Raw records:
--------------------------------

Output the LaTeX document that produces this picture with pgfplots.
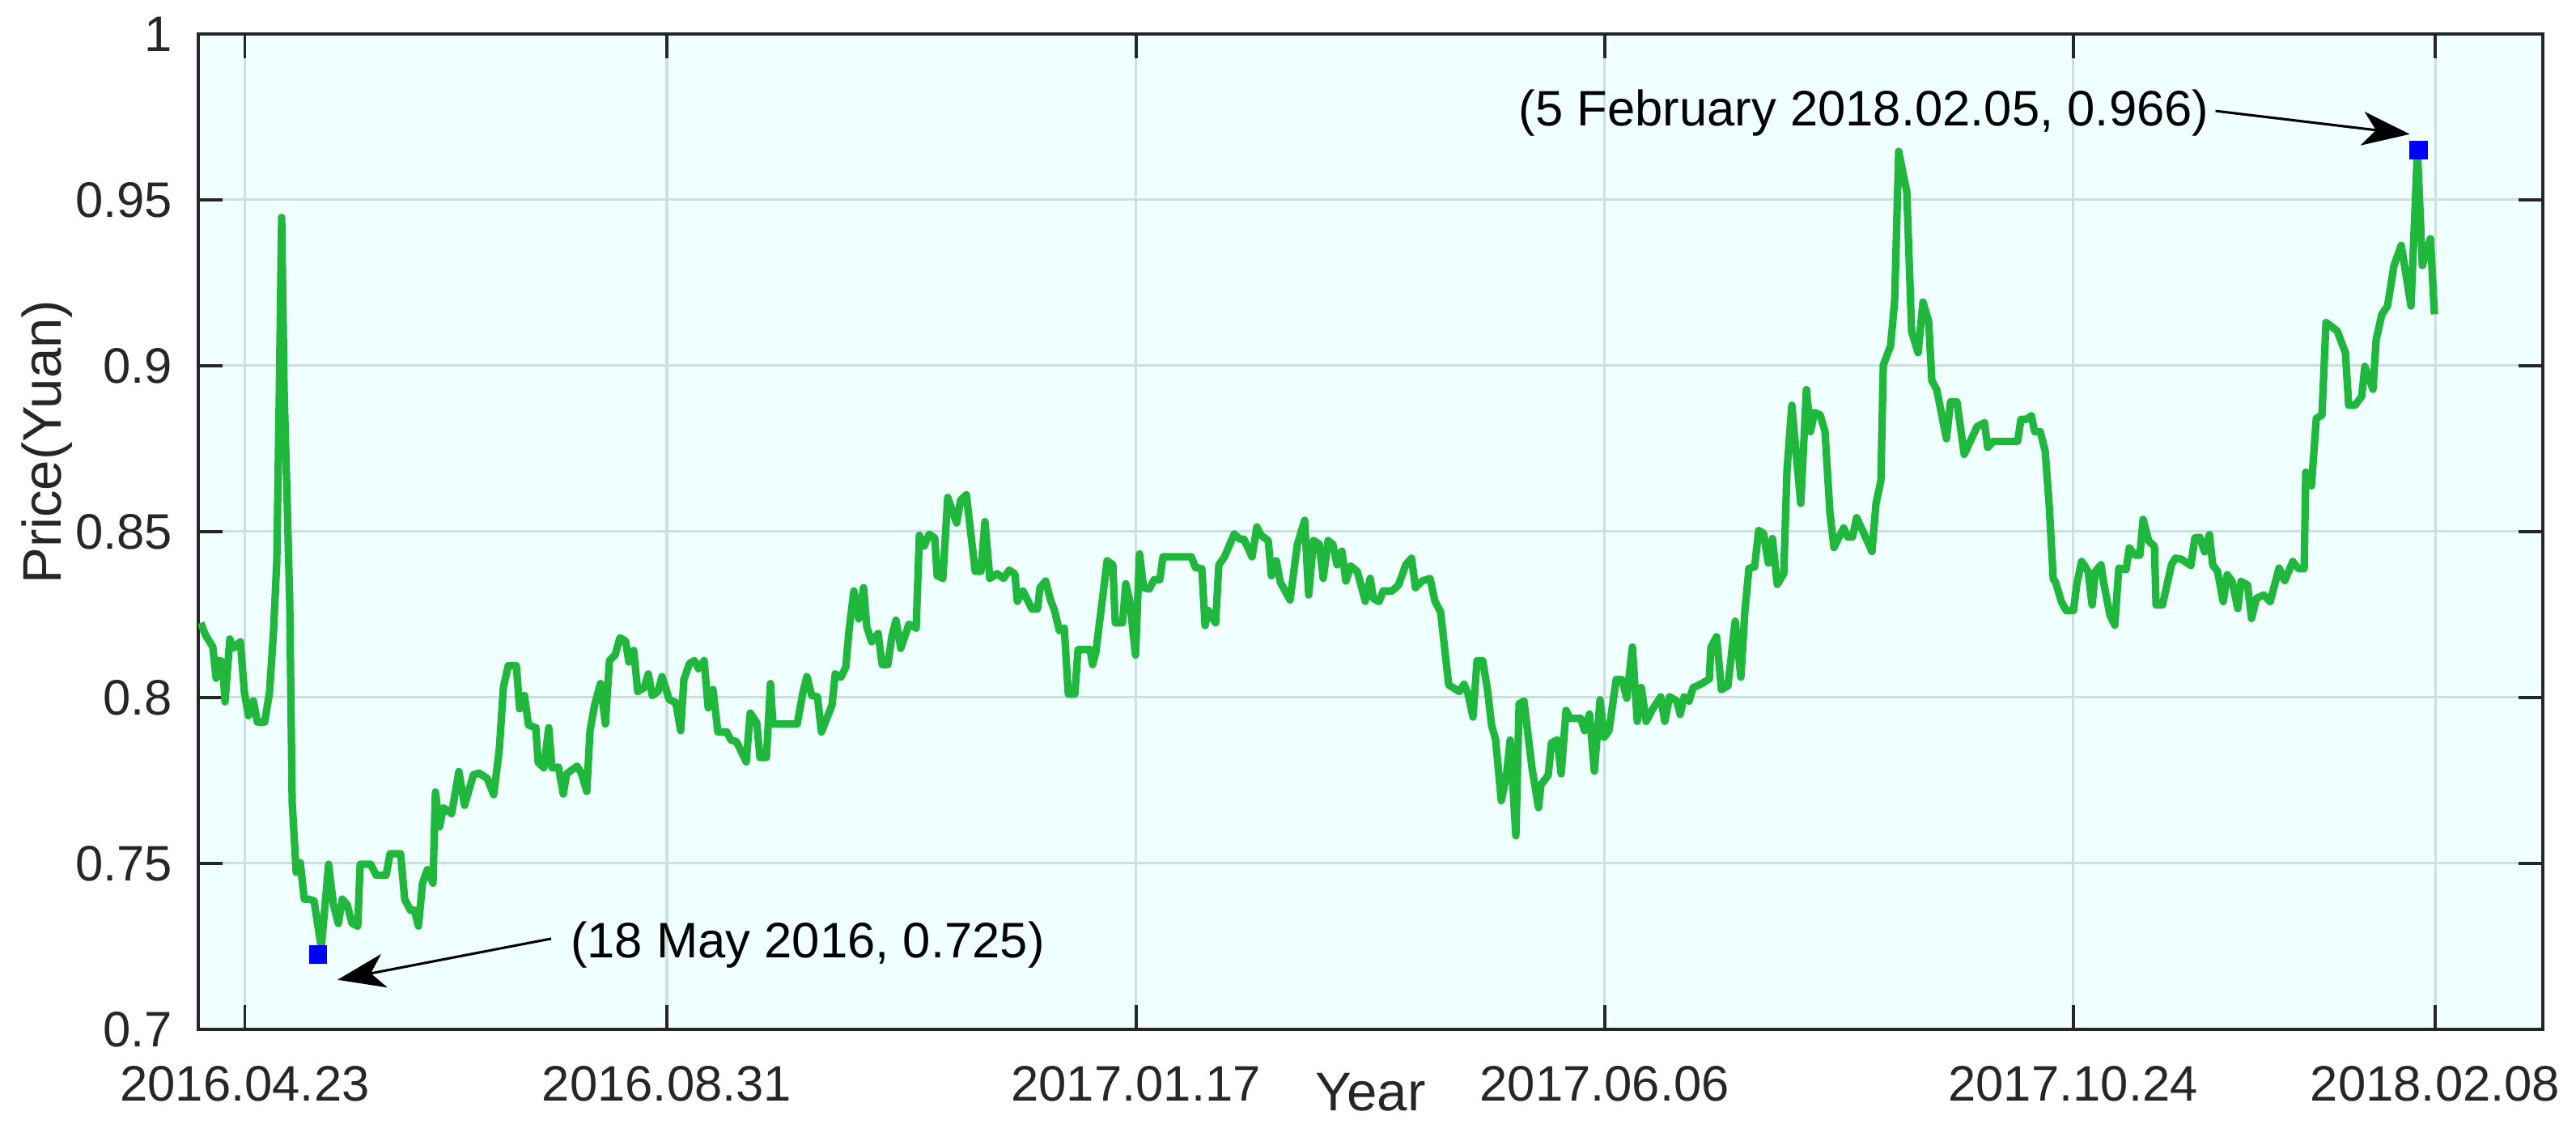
\documentclass[border=0pt]{standalone}
\usepackage{fontspec}
\setmainfont{Liberation Sans}
\usepackage{pgfplots}
\pgfplotsset{compat=1.18}
\usepackage{pgfplotstable}
\usetikzlibrary{arrows.meta}
\definecolor{bgcyan}{RGB}{240,255,255}
\definecolor{linegreen}{RGB}{32,184,60}
\definecolor{gridc}{RGB}{208,222,222}
\definecolor{axc}{RGB}{38,38,38}

% x = horizontal position on the date axis (ticks at the labelled dates), y = price
\pgfplotstableread{
px price
248 0.8225
254 0.8188
263 0.8152
267 0.8058
271 0.8112
275 0.8107
278 0.7987
284 0.8176
288 0.8149
297 0.8168
302 0.8015
307 0.7945
313 0.7990
318 0.7926
327 0.7926
333 0.8015
338 0.8201
342 0.8411
345 0.8896
348 0.9447
351 0.8929
355 0.8573
358 0.8282
361 0.7683
366 0.7473
371 0.7502
376 0.7392
382 0.7392
388 0.7387
397 0.7246
406 0.7497
412 0.7375
418 0.7319
423 0.7392
429 0.7375
435 0.7319
442 0.7311
445 0.7497
458 0.7497
465 0.7464
477 0.7464
482 0.7529
495 0.7529
500 0.7392
507 0.7359
512 0.7359
517 0.7311
522 0.7440
528 0.7481
535 0.7440
538 0.7715
543 0.7610
548 0.7667
558 0.7650
567 0.7777
574 0.7675
585 0.7767
592 0.7772
602 0.7756
610 0.7707
617 0.7845
622 0.8031
628 0.8096
638 0.8096
642 0.7966
648 0.8006
653 0.7917
662 0.7909
665 0.7804
672 0.7788
678 0.7909
682 0.7788
690 0.7790
696 0.7709
700 0.7770
713 0.7793
718 0.7774
725 0.7717
729 0.7900
735 0.7981
742 0.8042
748 0.7920
753 0.8111
760 0.8128
766 0.8180
773 0.8170
777 0.8107
783 0.8142
788 0.8018
796 0.8030
801 0.8071
806 0.8006
813 0.8018
818 0.8063
827 0.7993
835 0.7985
841 0.7900
845 0.8054
852 0.8103
858 0.8111
863 0.8087
870 0.8111
875 0.7969
881 0.8024
887 0.7896
898 0.7896
903 0.7872
910 0.7867
922 0.7806
927 0.7953
935 0.7924
939 0.7819
947 0.7819
952 0.8042
955 0.7920
985 0.7920
992 0.8014
997 0.8063
1003 0.8006
1010 0.8002
1015 0.7896
1028 0.7977
1032 0.8071
1039 0.8061
1045 0.8091
1049 0.8201
1055 0.8321
1061 0.8237
1067 0.8331
1071 0.8213
1077 0.8168
1085 0.8193
1090 0.8099
1097 0.8099
1102 0.8184
1107 0.8233
1113 0.8148
1123 0.8221
1132 0.8209
1136 0.8489
1142 0.8457
1148 0.8492
1155 0.8481
1158 0.8367
1165 0.8359
1171 0.8603
1182 0.8526
1187 0.8595
1194 0.8611
1205 0.8380
1212 0.8380
1217 0.8530
1223 0.8359
1232 0.8373
1240 0.8359
1247 0.8384
1254 0.8372
1257 0.8290
1264 0.8321
1275 0.8267
1282 0.8267
1285 0.8331
1292 0.8351
1298 0.8294
1303 0.8262
1309 0.8201
1315 0.8209
1320 0.8010
1328 0.8010
1332 0.8144
1347 0.8144
1350 0.8099
1354 0.8136
1368 0.8412
1375 0.8400
1378 0.8225
1387 0.8225
1391 0.8343
1396 0.8290
1403 0.8128
1408 0.8433
1413 0.8331
1420 0.8327
1426 0.8355
1433 0.8355
1437 0.8424
1472 0.8424
1477 0.8392
1485 0.8388
1489 0.8217
1493 0.8262
1502 0.8225
1506 0.8400
1513 0.8424
1525 0.8493
1532 0.8477
1537 0.8477
1547 0.8424
1553 0.8514
1558 0.8489
1567 0.8473
1571 0.8367
1577 0.8412
1582 0.8347
1594 0.8294
1603 0.8461
1612 0.8534
1617 0.8309
1623 0.8473
1630 0.8463
1635 0.8359
1641 0.8473
1647 0.8461
1652 0.8400
1658 0.8441
1663 0.8351
1669 0.8396
1677 0.8380
1687 0.8290
1693 0.8359
1697 0.8298
1704 0.8289
1709 0.8321
1720 0.8321
1728 0.8339
1737 0.8400
1744 0.8420
1749 0.8331
1757 0.8351
1767 0.8359
1773 0.8290
1780 0.8258
1790 0.8038
1803 0.8018
1809 0.8040
1814 0.8010
1820 0.7941
1825 0.8111
1832 0.8111
1838 0.8022
1843 0.7916
1848 0.7872
1855 0.7689
1861 0.7758
1866 0.7872
1873 0.7583
1877 0.7981
1883 0.7989
1893 0.7786
1901 0.7668
1904 0.7737
1913 0.7766
1917 0.7863
1924 0.7872
1929 0.7770
1935 0.7961
1940 0.7937
1953 0.7937
1958 0.7900
1964 0.7950
1970 0.7778
1977 0.7993
1982 0.7880
1988 0.7900
1997 0.8054
2004 0.8054
2010 0.7998
2017 0.8152
2023 0.7928
2028 0.8030
2034 0.7928
2042 0.7965
2052 0.8002
2057 0.7928
2063 0.8002
2072 0.7989
2076 0.7949
2081 0.8002
2087 0.7989
2092 0.8030
2097 0.8035
2105 0.8045
2112 0.8056
2114 0.8151
2121 0.8183
2127 0.8024
2135 0.8035
2144 0.8230
2151 0.8061
2156 0.8262
2161 0.8389
2168 0.8394
2173 0.8503
2179 0.8495
2185 0.8405
2190 0.8479
2196 0.8341
2204 0.8373
2208 0.8685
2214 0.8881
2220 0.8717
2225 0.8585
2232 0.8928
2237 0.8801
2242 0.8859
2249 0.8852
2255 0.8801
2261 0.8558
2266 0.8452
2278 0.8511
2283 0.8484
2289 0.8484
2294 0.8542
2302 0.8500
2313 0.8440
2318 0.8585
2324 0.8653
2327 0.9002
2336 0.9060
2341 0.9195
2346 0.9646
2356 0.9524
2362 0.9103
2370 0.9039
2376 0.9192
2383 0.9134
2387 0.8955
2393 0.8928
2399 0.8854
2405 0.8780
2410 0.8891
2418 0.8891
2427 0.8733
2443 0.8817
2452 0.8828
2456 0.8754
2463 0.8772
2493 0.8772
2497 0.8838
2503 0.8838
2510 0.8849
2514 0.8801
2521 0.8801
2527 0.8743
2532 0.8579
2537 0.8357
2540 0.8347
2547 0.8289
2553 0.8262
2562 0.8262
2566 0.8341
2572 0.8410
2575 0.8400
2580 0.8380
2585 0.8279
2589 0.8380
2596 0.8400
2599 0.8350
2607 0.8248
2613 0.8218
2618 0.8390
2627 0.8385
2631 0.8451
2638 0.8429
2644 0.8429
2648 0.8537
2655 0.8471
2662 0.8456
2664 0.8279
2672 0.8279
2683 0.8400
2688 0.8420
2695 0.8417
2707 0.8398
2712 0.8481
2718 0.8483
2724 0.8439
2730 0.8491
2734 0.8400
2740 0.8380
2747 0.8289
2752 0.8370
2758 0.8350
2765 0.8268
2769 0.8350
2777 0.8339
2782 0.8238
2788 0.8299
2797 0.8309
2805 0.8289
2816 0.8390
2823 0.8352
2833 0.8410
2840 0.8388
2847 0.8388
2849 0.8679
2856 0.8638
2862 0.8841
2869 0.8851
2874 0.9130
2880 0.9120
2888 0.9104
2898 0.9039
2902 0.8881
2910 0.8881
2918 0.8907
2922 0.8998
2932 0.8929
2936 0.9079
2943 0.9155
2950 0.9180
2958 0.9302
2967 0.9363
2979 0.9180
2987 0.9650
2993 0.9302
3003 0.9383
3008 0.9155
}\pricedata

\begin{document}
\begin{tikzpicture}
\path[use as bounding box] (-43.75pt,-23.75pt) rectangle (524.6pt,227.1pt);
\begin{axis}[
  at={(0,0)}, anchor=south west,
  scale only axis, width=517.3pt, height=219.6pt,
  xmin=245, xmax=3142, ymin=0.7, ymax=1,
  axis background/.style={fill=bgcyan},
  axis line style={axc, line width=0.7pt},
  xtick={302.5,824,1403.6,1982.6,2561.5,3009},
  xticklabels={2016.04.23,2016.08.31,2017.01.17,2017.06.06,2017.10.24,2018.02.08},
  ytick={0.7,0.75,0.8,0.85,0.9,0.95,1},
  yticklabels={0.7,0.75,0.8,0.85,0.9,0.95,1},
  tick align=inside, xtick pos=both, ytick pos=both,
  major tick length=5.4pt,
  tick style={axc, line width=0.7pt},
  grid=major, grid style={gridc, line width=0.55pt},
  ticklabel style={font=\fontsize{11}{12}\selectfont, text=axc},
  xticklabel style={inner sep=0pt, anchor=north, yshift=-8pt},
  yticklabel style={inner sep=0pt, anchor=east, xshift=-5.5pt},
  xlabel={Year}, ylabel={Price(Yuan)},
  label style={font=\fontsize{12}{14}\selectfont, text=axc},
  xlabel style={at={(axis description cs:0.5,-0.0437)}, anchor=north, inner sep=0pt},
  ylabel style={at={(axis description cs:-0.0532,0.59)}, rotate=0, anchor=south, inner sep=0pt},
]
\addplot[linegreen, line width=1.65pt, line join=round, mark=none] table[x=px, y=price] {\pricedata};
\addplot[only marks, mark=square*, mark size=1.8pt, blue] coordinates {(393,0.7225) (2988.5,0.965)};

\node[anchor=west, inner sep=0pt, font=\fontsize{11}{13}\selectfont] at (axis cs:704,0.7254) {(18 May 2016, 0.725)};
\draw[-{Stealth[length=10.5pt, width=7.5pt, inset=3pt]}, line width=0.55pt] (axis cs:681,0.7273) -- (axis cs:417,0.7149);

\node[anchor=west, inner sep=0pt, font=\fontsize{11}{13}\selectfont] at (axis cs:1875.5,0.9763) {(5 February 2018.02.05, 0.966)};
\draw[-{Stealth[length=10.5pt, width=7.5pt, inset=3pt]}, line width=0.55pt] (axis cs:2737.5,0.9768) -- (axis cs:2977.5,0.9698);
\end{axis}
\end{tikzpicture}
\end{document}
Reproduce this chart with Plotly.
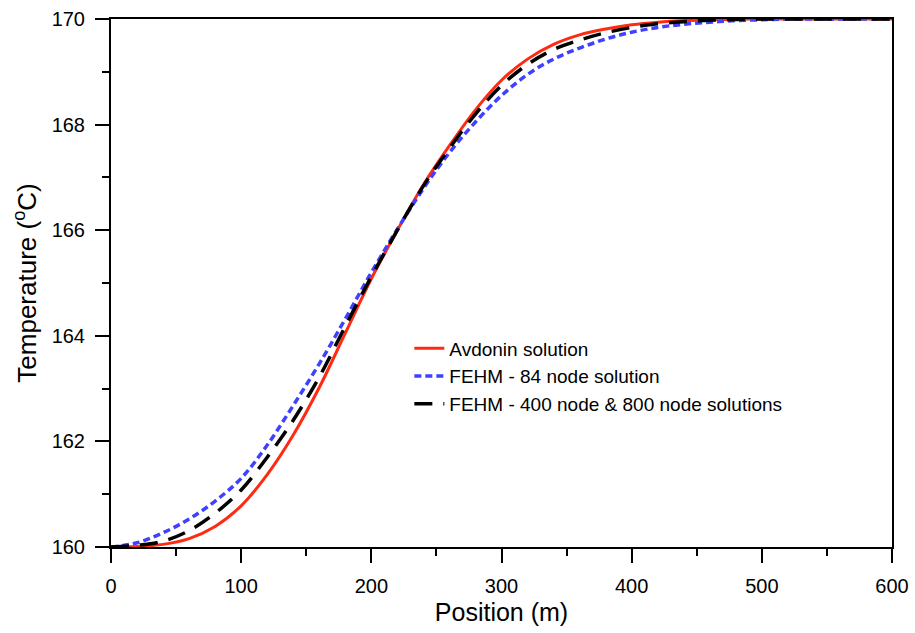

--------------------------------

▸ **THE TASK**: Copy each line of the entries that includes the word "with".

▸ **FULL ANSWER**:
Output the LaTeX document that produces this picture with pgfplots.
Reproduce this chart with Plotly.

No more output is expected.